An overwhelming portion of the average shopper’s purchasing decisions -- 76 percent-- are being made in the store, according to the recently released 2012 Shopper Engagement Study. That’s an all-time high for this sort of survey.
“What you find is that people will tell you they plan to do one thing, but their actual behavior will be quite different,” says Richard Winter, president of Point of Purchase Advertising International, the marketing association that conducted this survey.
Researchers interviewed 2,400 shoppers as they were about to start shopping and afterward.
“While a person would enter a store and anticipate things on a list that they planned to purchase, the actual purchases changed while they were in the retail environment,” Winter says.

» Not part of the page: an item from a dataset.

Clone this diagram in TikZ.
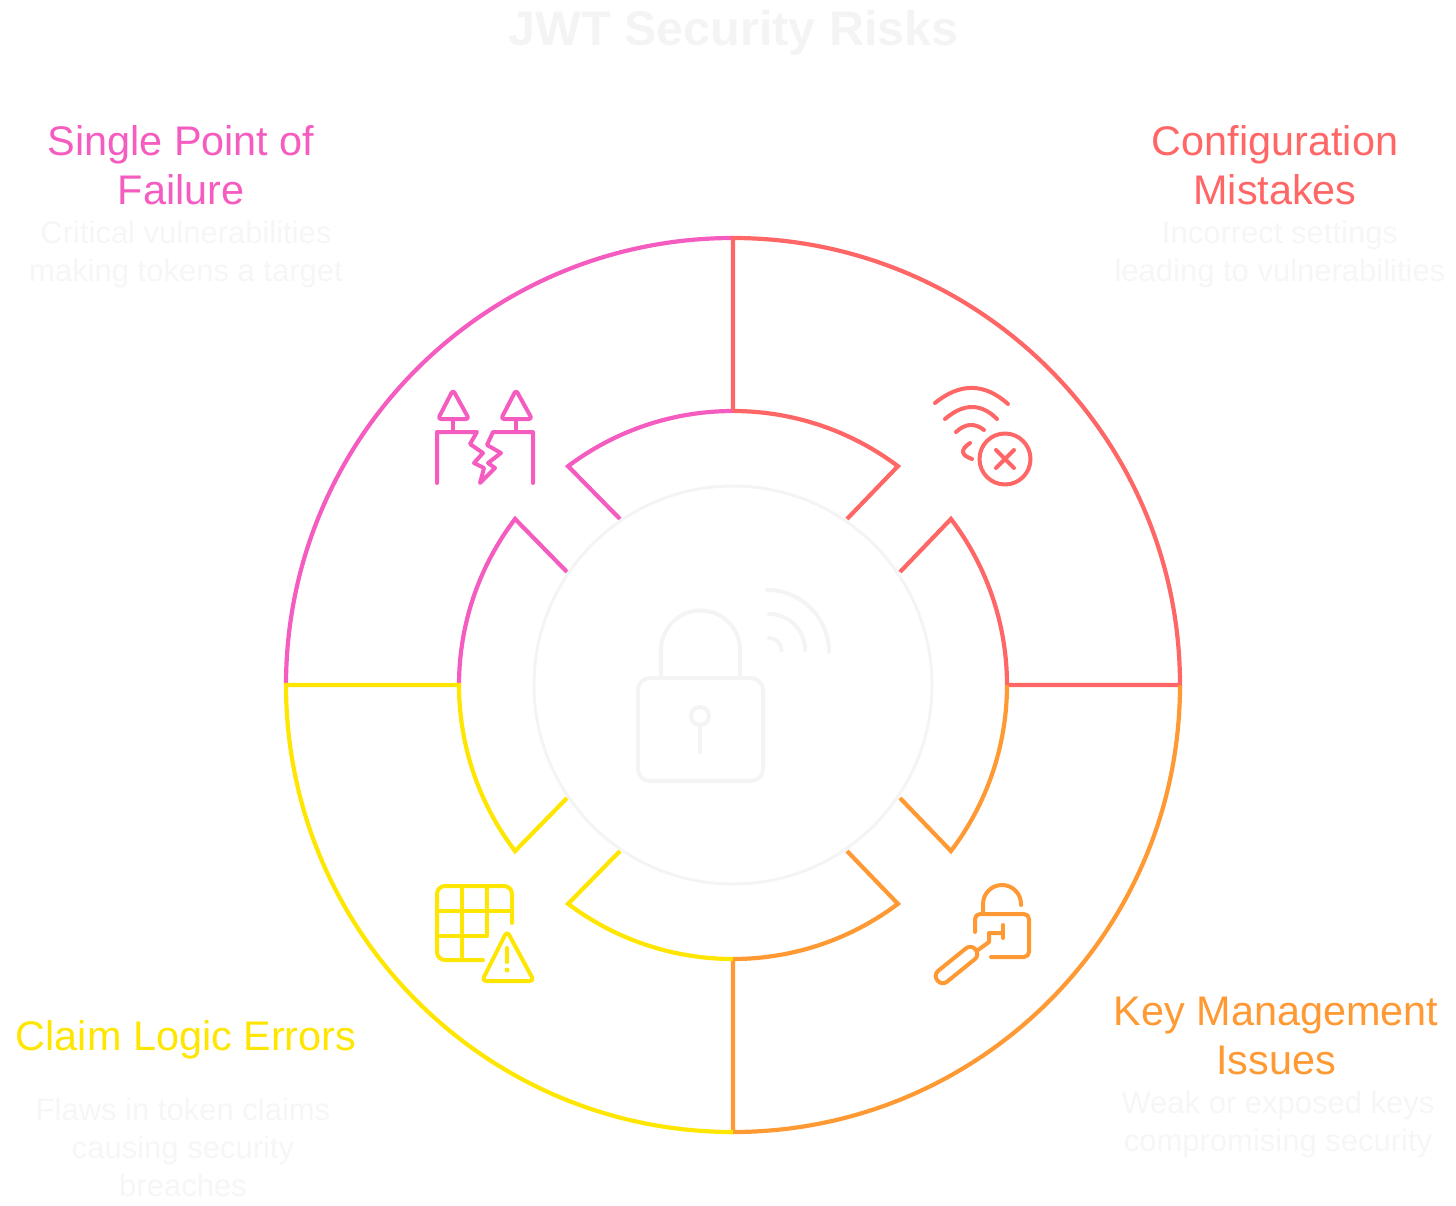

The study found that store displays can get female shoppers especially to change their preplanned purchase decision from their favorite brand to another product. It seems a company can do all sorts of marketing, but the real decisions are made while the customer is shopping.
Brian Wansink, director of the Food and Brand Lab at Cornell University, says deviating from the shopping list can be costly.
“If you’re making impulse purchases, it’s likely you will spend more than you planned,” he says.
Pay with cash if you want to spend less
According to the Shopper Engagement Study, people who pay with credit cards or debit cards are more susceptible to impulse purchases. They buy larger quantities and make more unplanned purchases than those who pay with cash.
“I think there’s something about having to shell out cold, hard cash that makes you more cautious about how you spend,” says Gerri Detweiler, a personal finance expert with Credit.com.
Besieds, most shoppers can’t accurately predict how much they will spend at the store. The average shopper in the engagement study misjudged how much he or she would spend by 35 percent. More than half (57 percent) spent more than planned.
One more interesting finding
Researchers were surprised to see that a significant number of people left the store without buying everything on their list. It could be that these shoppers simply forgot those items. Or more likely the price was not as good as they expected, so they decided to skip the purchase and try another time.